# Information supplied start

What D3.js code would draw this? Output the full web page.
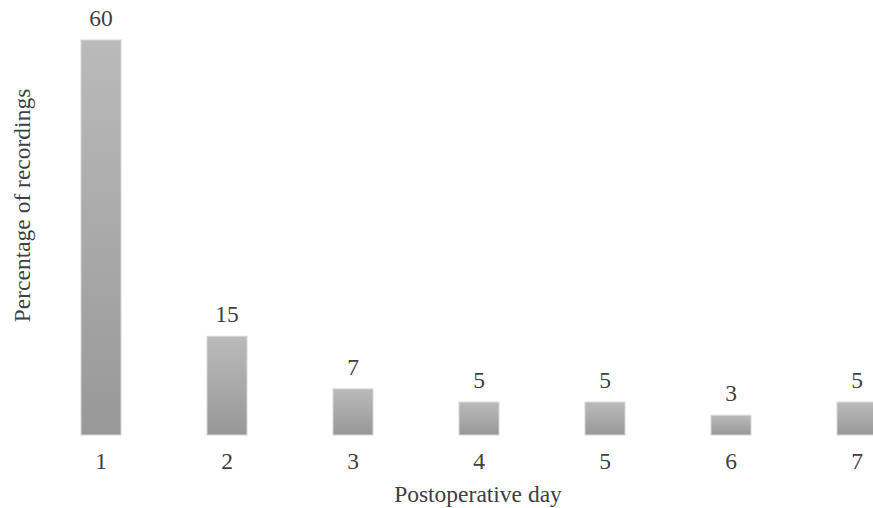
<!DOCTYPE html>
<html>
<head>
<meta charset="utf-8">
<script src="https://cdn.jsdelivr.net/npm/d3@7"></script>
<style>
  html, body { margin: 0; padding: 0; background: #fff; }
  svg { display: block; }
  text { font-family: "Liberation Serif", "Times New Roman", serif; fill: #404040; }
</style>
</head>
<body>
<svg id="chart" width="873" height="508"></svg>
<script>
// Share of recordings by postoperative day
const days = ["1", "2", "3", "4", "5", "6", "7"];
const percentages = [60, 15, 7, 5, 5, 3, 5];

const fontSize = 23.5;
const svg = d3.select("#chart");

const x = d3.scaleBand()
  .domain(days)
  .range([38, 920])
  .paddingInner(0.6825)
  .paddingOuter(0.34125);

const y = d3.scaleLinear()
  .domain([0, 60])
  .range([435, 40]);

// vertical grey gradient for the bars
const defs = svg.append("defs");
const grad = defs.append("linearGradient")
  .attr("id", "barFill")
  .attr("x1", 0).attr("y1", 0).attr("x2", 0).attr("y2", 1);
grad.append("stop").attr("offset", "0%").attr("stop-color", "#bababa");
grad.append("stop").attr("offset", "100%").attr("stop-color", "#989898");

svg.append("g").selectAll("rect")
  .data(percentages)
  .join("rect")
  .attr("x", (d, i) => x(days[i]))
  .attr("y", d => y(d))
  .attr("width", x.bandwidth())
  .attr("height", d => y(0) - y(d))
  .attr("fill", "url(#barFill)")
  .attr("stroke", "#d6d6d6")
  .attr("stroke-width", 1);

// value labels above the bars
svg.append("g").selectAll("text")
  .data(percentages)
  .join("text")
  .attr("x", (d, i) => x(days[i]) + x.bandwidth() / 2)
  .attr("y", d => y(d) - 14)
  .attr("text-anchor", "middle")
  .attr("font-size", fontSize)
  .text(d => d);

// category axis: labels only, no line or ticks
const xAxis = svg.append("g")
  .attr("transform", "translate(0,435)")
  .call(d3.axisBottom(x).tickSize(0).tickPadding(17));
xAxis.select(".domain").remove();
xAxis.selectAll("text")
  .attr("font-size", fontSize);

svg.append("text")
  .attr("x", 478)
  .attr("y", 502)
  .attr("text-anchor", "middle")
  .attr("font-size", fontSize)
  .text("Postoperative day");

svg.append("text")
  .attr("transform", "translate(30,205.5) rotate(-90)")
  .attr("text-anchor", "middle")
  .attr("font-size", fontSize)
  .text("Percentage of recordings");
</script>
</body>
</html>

# Information supplied end

Print each line of the material above exactly, with the pictures removed from your copy.

◆ Full output:
What D3.js code would draw this? Output the full web page.
<!DOCTYPE html>
<html>
<head>
<meta charset="utf-8">
<script src="https://cdn.jsdelivr.net/npm/d3@7"></script>
<style>
  html, body { margin: 0; padding: 0; background: #fff; }
  svg { display: block; }
  text { font-family: "Liberation Serif", "Times New Roman", serif; fill: #404040; }
</style>
</head>
<body>
<svg id="chart" width="873" height="508"></svg>
<script>
// Share of recordings by postoperative day
const days = ["1", "2", "3", "4", "5", "6", "7"];
const percentages = [60, 15, 7, 5, 5, 3, 5];

const fontSize = 23.5;
const svg = d3.select("#chart");

const x = d3.scaleBand()
  .domain(days)
  .range([38, 920])
  .paddingInner(0.6825)
  .paddingOuter(0.34125);

const y = d3.scaleLinear()
  .domain([0, 60])
  .range([435, 40]);

// vertical grey gradient for the bars
const defs = svg.append("defs");
const grad = defs.append("linearGradient")
  .attr("id", "barFill")
  .attr("x1", 0).attr("y1", 0).attr("x2", 0).attr("y2", 1);
grad.append("stop").attr("offset", "0%").attr("stop-color", "#bababa");
grad.append("stop").attr("offset", "100%").attr("stop-color", "#989898");

svg.append("g").selectAll("rect")
  .data(percentages)
  .join("rect")
  .attr("x", (d, i) => x(days[i]))
  .attr("y", d => y(d))
  .attr("width", x.bandwidth())
  .attr("height", d => y(0) - y(d))
  .attr("fill", "url(#barFill)")
  .attr("stroke", "#d6d6d6")
  .attr("stroke-width", 1);

// value labels above the bars
svg.append("g").selectAll("text")
  .data(percentages)
  .join("text")
  .attr("x", (d, i) => x(days[i]) + x.bandwidth() / 2)
  .attr("y", d => y(d) - 14)
  .attr("text-anchor", "middle")
  .attr("font-size", fontSize)
  .text(d => d);

// category axis: labels only, no line or ticks
const xAxis = svg.append("g")
  .attr("transform", "translate(0,435)")
  .call(d3.axisBottom(x).tickSize(0).tickPadding(17));
xAxis.select(".domain").remove();
xAxis.selectAll("text")
  .attr("font-size", fontSize);

svg.append("text")
  .attr("x", 478)
  .attr("y", 502)
  .attr("text-anchor", "middle")
  .attr("font-size", fontSize)
  .text("Postoperative day");

svg.append("text")
  .attr("transform", "translate(30,205.5) rotate(-90)")
  .attr("text-anchor", "middle")
  .attr("font-size", fontSize)
  .text("Percentage of recordings");
</script>
</body>
</html>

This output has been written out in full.